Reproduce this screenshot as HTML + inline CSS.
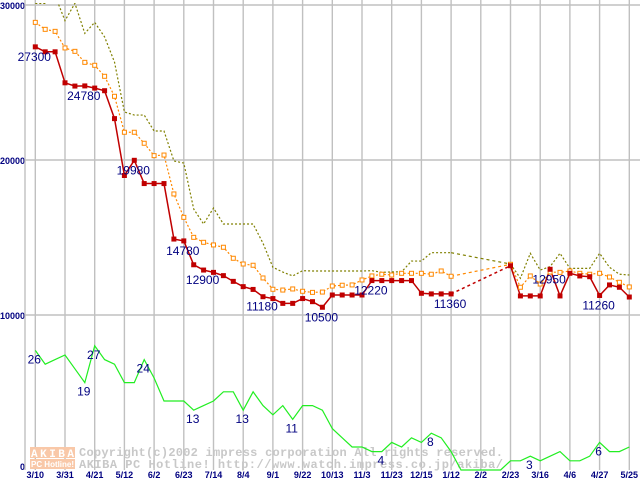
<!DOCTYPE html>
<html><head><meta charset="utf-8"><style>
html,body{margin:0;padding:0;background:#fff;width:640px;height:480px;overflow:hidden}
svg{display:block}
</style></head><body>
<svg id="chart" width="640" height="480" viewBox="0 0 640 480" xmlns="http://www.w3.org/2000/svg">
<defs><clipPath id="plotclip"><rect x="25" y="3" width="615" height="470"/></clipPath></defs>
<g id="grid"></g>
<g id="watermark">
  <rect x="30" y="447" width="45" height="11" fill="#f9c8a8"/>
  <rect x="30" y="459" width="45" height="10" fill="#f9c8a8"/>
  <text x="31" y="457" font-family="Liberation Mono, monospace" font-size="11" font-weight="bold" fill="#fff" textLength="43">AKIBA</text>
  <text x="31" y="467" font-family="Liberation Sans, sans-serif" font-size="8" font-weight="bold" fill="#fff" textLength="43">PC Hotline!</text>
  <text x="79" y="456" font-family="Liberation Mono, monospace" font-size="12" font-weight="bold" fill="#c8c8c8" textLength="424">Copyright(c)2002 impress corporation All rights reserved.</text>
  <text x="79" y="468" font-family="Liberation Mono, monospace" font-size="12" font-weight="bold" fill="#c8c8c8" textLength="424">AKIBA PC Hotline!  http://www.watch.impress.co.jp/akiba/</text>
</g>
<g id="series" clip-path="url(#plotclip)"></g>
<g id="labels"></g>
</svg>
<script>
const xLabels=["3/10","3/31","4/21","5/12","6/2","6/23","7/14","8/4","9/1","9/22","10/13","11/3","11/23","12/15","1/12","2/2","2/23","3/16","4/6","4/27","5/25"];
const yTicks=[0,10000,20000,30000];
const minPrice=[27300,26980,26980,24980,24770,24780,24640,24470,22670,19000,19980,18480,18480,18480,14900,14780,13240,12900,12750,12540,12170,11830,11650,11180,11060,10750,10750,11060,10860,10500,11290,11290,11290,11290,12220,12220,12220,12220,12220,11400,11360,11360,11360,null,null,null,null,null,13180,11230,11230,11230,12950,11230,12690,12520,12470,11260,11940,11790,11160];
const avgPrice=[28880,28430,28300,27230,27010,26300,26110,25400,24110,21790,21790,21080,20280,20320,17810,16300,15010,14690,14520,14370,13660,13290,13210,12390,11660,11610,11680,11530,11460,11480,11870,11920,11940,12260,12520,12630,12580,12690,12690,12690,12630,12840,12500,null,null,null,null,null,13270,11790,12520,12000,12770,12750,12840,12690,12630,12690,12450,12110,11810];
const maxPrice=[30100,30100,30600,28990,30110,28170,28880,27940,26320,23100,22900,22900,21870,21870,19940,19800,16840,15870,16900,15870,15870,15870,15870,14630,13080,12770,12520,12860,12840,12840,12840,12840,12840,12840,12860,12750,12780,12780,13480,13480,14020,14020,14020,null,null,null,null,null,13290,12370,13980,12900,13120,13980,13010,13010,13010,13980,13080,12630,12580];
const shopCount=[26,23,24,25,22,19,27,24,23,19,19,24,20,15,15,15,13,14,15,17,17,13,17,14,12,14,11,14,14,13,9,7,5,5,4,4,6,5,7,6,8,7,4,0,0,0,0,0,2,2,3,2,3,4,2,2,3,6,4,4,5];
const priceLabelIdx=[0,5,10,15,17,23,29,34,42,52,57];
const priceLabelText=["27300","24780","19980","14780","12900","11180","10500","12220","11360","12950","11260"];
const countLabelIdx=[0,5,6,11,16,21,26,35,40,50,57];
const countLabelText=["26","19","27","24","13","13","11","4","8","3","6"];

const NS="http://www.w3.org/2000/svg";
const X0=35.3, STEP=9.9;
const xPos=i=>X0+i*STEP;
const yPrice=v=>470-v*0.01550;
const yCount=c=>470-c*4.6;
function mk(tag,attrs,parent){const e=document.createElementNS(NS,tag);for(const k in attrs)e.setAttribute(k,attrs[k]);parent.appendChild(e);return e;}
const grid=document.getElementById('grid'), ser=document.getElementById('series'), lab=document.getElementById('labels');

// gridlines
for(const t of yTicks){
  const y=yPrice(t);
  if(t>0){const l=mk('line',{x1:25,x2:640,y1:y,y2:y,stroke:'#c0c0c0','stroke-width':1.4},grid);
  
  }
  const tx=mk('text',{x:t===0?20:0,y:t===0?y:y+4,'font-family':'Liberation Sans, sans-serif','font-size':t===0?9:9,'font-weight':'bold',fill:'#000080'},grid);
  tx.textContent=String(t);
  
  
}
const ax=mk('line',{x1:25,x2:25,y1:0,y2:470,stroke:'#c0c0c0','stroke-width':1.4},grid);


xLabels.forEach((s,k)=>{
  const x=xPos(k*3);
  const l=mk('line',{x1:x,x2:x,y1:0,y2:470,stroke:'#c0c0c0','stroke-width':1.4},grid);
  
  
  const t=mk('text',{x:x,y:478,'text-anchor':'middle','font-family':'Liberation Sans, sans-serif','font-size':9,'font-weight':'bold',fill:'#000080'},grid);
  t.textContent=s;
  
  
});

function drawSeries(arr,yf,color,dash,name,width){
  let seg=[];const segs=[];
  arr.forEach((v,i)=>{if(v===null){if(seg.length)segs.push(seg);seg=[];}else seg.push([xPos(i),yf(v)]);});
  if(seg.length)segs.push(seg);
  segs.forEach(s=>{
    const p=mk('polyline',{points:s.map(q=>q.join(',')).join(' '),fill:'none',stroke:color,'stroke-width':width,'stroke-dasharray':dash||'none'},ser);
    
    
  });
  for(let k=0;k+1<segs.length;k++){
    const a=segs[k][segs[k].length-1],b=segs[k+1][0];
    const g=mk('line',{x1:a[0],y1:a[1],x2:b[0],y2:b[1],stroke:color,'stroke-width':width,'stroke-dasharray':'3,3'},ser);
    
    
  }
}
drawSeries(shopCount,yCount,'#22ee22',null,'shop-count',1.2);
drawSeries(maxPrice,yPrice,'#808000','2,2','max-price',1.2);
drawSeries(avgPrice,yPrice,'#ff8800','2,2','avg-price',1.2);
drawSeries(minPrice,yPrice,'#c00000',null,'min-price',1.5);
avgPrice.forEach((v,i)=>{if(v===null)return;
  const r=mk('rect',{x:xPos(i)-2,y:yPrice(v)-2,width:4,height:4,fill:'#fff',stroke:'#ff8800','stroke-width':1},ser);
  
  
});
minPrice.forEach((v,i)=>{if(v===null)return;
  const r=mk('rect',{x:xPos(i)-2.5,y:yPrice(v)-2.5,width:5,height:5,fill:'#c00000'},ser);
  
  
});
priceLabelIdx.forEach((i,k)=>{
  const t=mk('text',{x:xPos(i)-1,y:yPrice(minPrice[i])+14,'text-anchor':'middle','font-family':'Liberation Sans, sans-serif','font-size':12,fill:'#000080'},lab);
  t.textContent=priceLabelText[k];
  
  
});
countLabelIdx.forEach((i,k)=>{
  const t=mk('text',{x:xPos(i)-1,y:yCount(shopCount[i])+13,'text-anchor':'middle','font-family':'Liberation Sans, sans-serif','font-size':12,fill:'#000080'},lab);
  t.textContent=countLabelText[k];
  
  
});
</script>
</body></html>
::::
-- Exercise aim --
Reproduce all of the data exactly, omitting each picture it holds.

-- Exercise solution --
Reproduce this screenshot as HTML + inline CSS.
<!DOCTYPE html>
<html><head><meta charset="utf-8"><style>
html,body{margin:0;padding:0;background:#fff;width:640px;height:480px;overflow:hidden}
svg{display:block}
</style></head><body>
<svg id="chart" width="640" height="480" viewBox="0 0 640 480" xmlns="http://www.w3.org/2000/svg">
<defs><clipPath id="plotclip"><rect x="25" y="3" width="615" height="470"/></clipPath></defs>
<g id="grid"></g>
<g id="watermark">
  <rect x="30" y="447" width="45" height="11" fill="#f9c8a8"/>
  <rect x="30" y="459" width="45" height="10" fill="#f9c8a8"/>
  <text x="31" y="457" font-family="Liberation Mono, monospace" font-size="11" font-weight="bold" fill="#fff" textLength="43">AKIBA</text>
  <text x="31" y="467" font-family="Liberation Sans, sans-serif" font-size="8" font-weight="bold" fill="#fff" textLength="43">PC Hotline!</text>
  <text x="79" y="456" font-family="Liberation Mono, monospace" font-size="12" font-weight="bold" fill="#c8c8c8" textLength="424">Copyright(c)2002 impress corporation All rights reserved.</text>
  <text x="79" y="468" font-family="Liberation Mono, monospace" font-size="12" font-weight="bold" fill="#c8c8c8" textLength="424">AKIBA PC Hotline!  http://www.watch.impress.co.jp/akiba/</text>
</g>
<g id="series" clip-path="url(#plotclip)"></g>
<g id="labels"></g>
</svg>
<script>
const xLabels=["3/10","3/31","4/21","5/12","6/2","6/23","7/14","8/4","9/1","9/22","10/13","11/3","11/23","12/15","1/12","2/2","2/23","3/16","4/6","4/27","5/25"];
const yTicks=[0,10000,20000,30000];
const minPrice=[27300,26980,26980,24980,24770,24780,24640,24470,22670,19000,19980,18480,18480,18480,14900,14780,13240,12900,12750,12540,12170,11830,11650,11180,11060,10750,10750,11060,10860,10500,11290,11290,11290,11290,12220,12220,12220,12220,12220,11400,11360,11360,11360,null,null,null,null,null,13180,11230,11230,11230,12950,11230,12690,12520,12470,11260,11940,11790,11160];
const avgPrice=[28880,28430,28300,27230,27010,26300,26110,25400,24110,21790,21790,21080,20280,20320,17810,16300,15010,14690,14520,14370,13660,13290,13210,12390,11660,11610,11680,11530,11460,11480,11870,11920,11940,12260,12520,12630,12580,12690,12690,12690,12630,12840,12500,null,null,null,null,null,13270,11790,12520,12000,12770,12750,12840,12690,12630,12690,12450,12110,11810];
const maxPrice=[30100,30100,30600,28990,30110,28170,28880,27940,26320,23100,22900,22900,21870,21870,19940,19800,16840,15870,16900,15870,15870,15870,15870,14630,13080,12770,12520,12860,12840,12840,12840,12840,12840,12840,12860,12750,12780,12780,13480,13480,14020,14020,14020,null,null,null,null,null,13290,12370,13980,12900,13120,13980,13010,13010,13010,13980,13080,12630,12580];
const shopCount=[26,23,24,25,22,19,27,24,23,19,19,24,20,15,15,15,13,14,15,17,17,13,17,14,12,14,11,14,14,13,9,7,5,5,4,4,6,5,7,6,8,7,4,0,0,0,0,0,2,2,3,2,3,4,2,2,3,6,4,4,5];
const priceLabelIdx=[0,5,10,15,17,23,29,34,42,52,57];
const priceLabelText=["27300","24780","19980","14780","12900","11180","10500","12220","11360","12950","11260"];
const countLabelIdx=[0,5,6,11,16,21,26,35,40,50,57];
const countLabelText=["26","19","27","24","13","13","11","4","8","3","6"];

const NS="http://www.w3.org/2000/svg";
const X0=35.3, STEP=9.9;
const xPos=i=>X0+i*STEP;
const yPrice=v=>470-v*0.01550;
const yCount=c=>470-c*4.6;
function mk(tag,attrs,parent){const e=document.createElementNS(NS,tag);for(const k in attrs)e.setAttribute(k,attrs[k]);parent.appendChild(e);return e;}
const grid=document.getElementById('grid'), ser=document.getElementById('series'), lab=document.getElementById('labels');

// gridlines
for(const t of yTicks){
  const y=yPrice(t);
  if(t>0){const l=mk('line',{x1:25,x2:640,y1:y,y2:y,stroke:'#c0c0c0','stroke-width':1.4},grid);
  
  }
  const tx=mk('text',{x:t===0?20:0,y:t===0?y:y+4,'font-family':'Liberation Sans, sans-serif','font-size':t===0?9:9,'font-weight':'bold',fill:'#000080'},grid);
  tx.textContent=String(t);
  
  
}
const ax=mk('line',{x1:25,x2:25,y1:0,y2:470,stroke:'#c0c0c0','stroke-width':1.4},grid);


xLabels.forEach((s,k)=>{
  const x=xPos(k*3);
  const l=mk('line',{x1:x,x2:x,y1:0,y2:470,stroke:'#c0c0c0','stroke-width':1.4},grid);
  
  
  const t=mk('text',{x:x,y:478,'text-anchor':'middle','font-family':'Liberation Sans, sans-serif','font-size':9,'font-weight':'bold',fill:'#000080'},grid);
  t.textContent=s;
  
  
});

function drawSeries(arr,yf,color,dash,name,width){
  let seg=[];const segs=[];
  arr.forEach((v,i)=>{if(v===null){if(seg.length)segs.push(seg);seg=[];}else seg.push([xPos(i),yf(v)]);});
  if(seg.length)segs.push(seg);
  segs.forEach(s=>{
    const p=mk('polyline',{points:s.map(q=>q.join(',')).join(' '),fill:'none',stroke:color,'stroke-width':width,'stroke-dasharray':dash||'none'},ser);
    
    
  });
  for(let k=0;k+1<segs.length;k++){
    const a=segs[k][segs[k].length-1],b=segs[k+1][0];
    const g=mk('line',{x1:a[0],y1:a[1],x2:b[0],y2:b[1],stroke:color,'stroke-width':width,'stroke-dasharray':'3,3'},ser);
    
    
  }
}
drawSeries(shopCount,yCount,'#22ee22',null,'shop-count',1.2);
drawSeries(maxPrice,yPrice,'#808000','2,2','max-price',1.2);
drawSeries(avgPrice,yPrice,'#ff8800','2,2','avg-price',1.2);
drawSeries(minPrice,yPrice,'#c00000',null,'min-price',1.5);
avgPrice.forEach((v,i)=>{if(v===null)return;
  const r=mk('rect',{x:xPos(i)-2,y:yPrice(v)-2,width:4,height:4,fill:'#fff',stroke:'#ff8800','stroke-width':1},ser);
  
  
});
minPrice.forEach((v,i)=>{if(v===null)return;
  const r=mk('rect',{x:xPos(i)-2.5,y:yPrice(v)-2.5,width:5,height:5,fill:'#c00000'},ser);
  
  
});
priceLabelIdx.forEach((i,k)=>{
  const t=mk('text',{x:xPos(i)-1,y:yPrice(minPrice[i])+14,'text-anchor':'middle','font-family':'Liberation Sans, sans-serif','font-size':12,fill:'#000080'},lab);
  t.textContent=priceLabelText[k];
  
  
});
countLabelIdx.forEach((i,k)=>{
  const t=mk('text',{x:xPos(i)-1,y:yCount(shopCount[i])+13,'text-anchor':'middle','font-family':'Liberation Sans, sans-serif','font-size':12,fill:'#000080'},lab);
  t.textContent=countLabelText[k];
  
  
});
</script>
</body></html>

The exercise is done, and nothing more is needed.